◆ TASK STATEMENT ◆
Reproduce each line of the material precisely.

================

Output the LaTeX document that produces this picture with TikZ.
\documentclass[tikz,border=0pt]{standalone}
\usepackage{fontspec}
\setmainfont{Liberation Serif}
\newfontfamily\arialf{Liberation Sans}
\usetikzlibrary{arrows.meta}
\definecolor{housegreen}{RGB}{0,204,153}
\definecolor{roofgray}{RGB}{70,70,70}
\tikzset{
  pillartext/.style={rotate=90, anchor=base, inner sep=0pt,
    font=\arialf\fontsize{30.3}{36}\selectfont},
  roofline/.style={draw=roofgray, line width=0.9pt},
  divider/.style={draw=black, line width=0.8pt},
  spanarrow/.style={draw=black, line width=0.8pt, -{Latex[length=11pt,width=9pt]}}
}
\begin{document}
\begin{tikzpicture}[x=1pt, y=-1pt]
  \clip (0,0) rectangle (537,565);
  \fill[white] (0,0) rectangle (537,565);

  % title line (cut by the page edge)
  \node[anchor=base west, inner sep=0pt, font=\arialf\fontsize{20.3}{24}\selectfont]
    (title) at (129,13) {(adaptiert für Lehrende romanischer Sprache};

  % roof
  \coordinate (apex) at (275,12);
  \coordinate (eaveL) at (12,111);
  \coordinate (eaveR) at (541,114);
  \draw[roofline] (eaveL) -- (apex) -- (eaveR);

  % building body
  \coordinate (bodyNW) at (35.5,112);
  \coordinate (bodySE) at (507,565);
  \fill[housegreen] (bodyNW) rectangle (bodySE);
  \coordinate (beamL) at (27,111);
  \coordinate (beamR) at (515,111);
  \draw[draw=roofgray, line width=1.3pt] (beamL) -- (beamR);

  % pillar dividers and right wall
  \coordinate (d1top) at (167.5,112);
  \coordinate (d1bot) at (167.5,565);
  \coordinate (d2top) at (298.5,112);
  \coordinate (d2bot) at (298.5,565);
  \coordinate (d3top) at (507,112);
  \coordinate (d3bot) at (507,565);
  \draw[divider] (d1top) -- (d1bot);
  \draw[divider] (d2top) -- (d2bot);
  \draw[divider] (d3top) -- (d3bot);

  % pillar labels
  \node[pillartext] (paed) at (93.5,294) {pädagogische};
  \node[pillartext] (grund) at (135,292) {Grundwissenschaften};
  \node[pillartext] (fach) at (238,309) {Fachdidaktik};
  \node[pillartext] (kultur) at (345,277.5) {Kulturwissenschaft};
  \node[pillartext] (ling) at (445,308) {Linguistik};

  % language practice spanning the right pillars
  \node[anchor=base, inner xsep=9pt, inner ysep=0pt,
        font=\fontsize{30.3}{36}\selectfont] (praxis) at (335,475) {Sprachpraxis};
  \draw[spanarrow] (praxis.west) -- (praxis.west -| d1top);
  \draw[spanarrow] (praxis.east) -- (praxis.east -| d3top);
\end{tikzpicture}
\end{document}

================

◆ REPLY ◆
Output the LaTeX document that produces this picture with TikZ.
\documentclass[tikz,border=0pt]{standalone}
\usepackage{fontspec}
\setmainfont{Liberation Serif}
\newfontfamily\arialf{Liberation Sans}
\usetikzlibrary{arrows.meta}
\definecolor{housegreen}{RGB}{0,204,153}
\definecolor{roofgray}{RGB}{70,70,70}
\tikzset{
  pillartext/.style={rotate=90, anchor=base, inner sep=0pt,
    font=\arialf\fontsize{30.3}{36}\selectfont},
  roofline/.style={draw=roofgray, line width=0.9pt},
  divider/.style={draw=black, line width=0.8pt},
  spanarrow/.style={draw=black, line width=0.8pt, -{Latex[length=11pt,width=9pt]}}
}
\begin{document}
\begin{tikzpicture}[x=1pt, y=-1pt]
  \clip (0,0) rectangle (537,565);
  \fill[white] (0,0) rectangle (537,565);

  % title line (cut by the page edge)
  \node[anchor=base west, inner sep=0pt, font=\arialf\fontsize{20.3}{24}\selectfont]
    (title) at (129,13) {(adaptiert für Lehrende romanischer Sprache};

  % roof
  \coordinate (apex) at (275,12);
  \coordinate (eaveL) at (12,111);
  \coordinate (eaveR) at (541,114);
  \draw[roofline] (eaveL) -- (apex) -- (eaveR);

  % building body
  \coordinate (bodyNW) at (35.5,112);
  \coordinate (bodySE) at (507,565);
  \fill[housegreen] (bodyNW) rectangle (bodySE);
  \coordinate (beamL) at (27,111);
  \coordinate (beamR) at (515,111);
  \draw[draw=roofgray, line width=1.3pt] (beamL) -- (beamR);

  % pillar dividers and right wall
  \coordinate (d1top) at (167.5,112);
  \coordinate (d1bot) at (167.5,565);
  \coordinate (d2top) at (298.5,112);
  \coordinate (d2bot) at (298.5,565);
  \coordinate (d3top) at (507,112);
  \coordinate (d3bot) at (507,565);
  \draw[divider] (d1top) -- (d1bot);
  \draw[divider] (d2top) -- (d2bot);
  \draw[divider] (d3top) -- (d3bot);

  % pillar labels
  \node[pillartext] (paed) at (93.5,294) {pädagogische};
  \node[pillartext] (grund) at (135,292) {Grundwissenschaften};
  \node[pillartext] (fach) at (238,309) {Fachdidaktik};
  \node[pillartext] (kultur) at (345,277.5) {Kulturwissenschaft};
  \node[pillartext] (ling) at (445,308) {Linguistik};

  % language practice spanning the right pillars
  \node[anchor=base, inner xsep=9pt, inner ysep=0pt,
        font=\fontsize{30.3}{36}\selectfont] (praxis) at (335,475) {Sprachpraxis};
  \draw[spanarrow] (praxis.west) -- (praxis.west -| d1top);
  \draw[spanarrow] (praxis.east) -- (praxis.east -| d3top);
\end{tikzpicture}
\end{document}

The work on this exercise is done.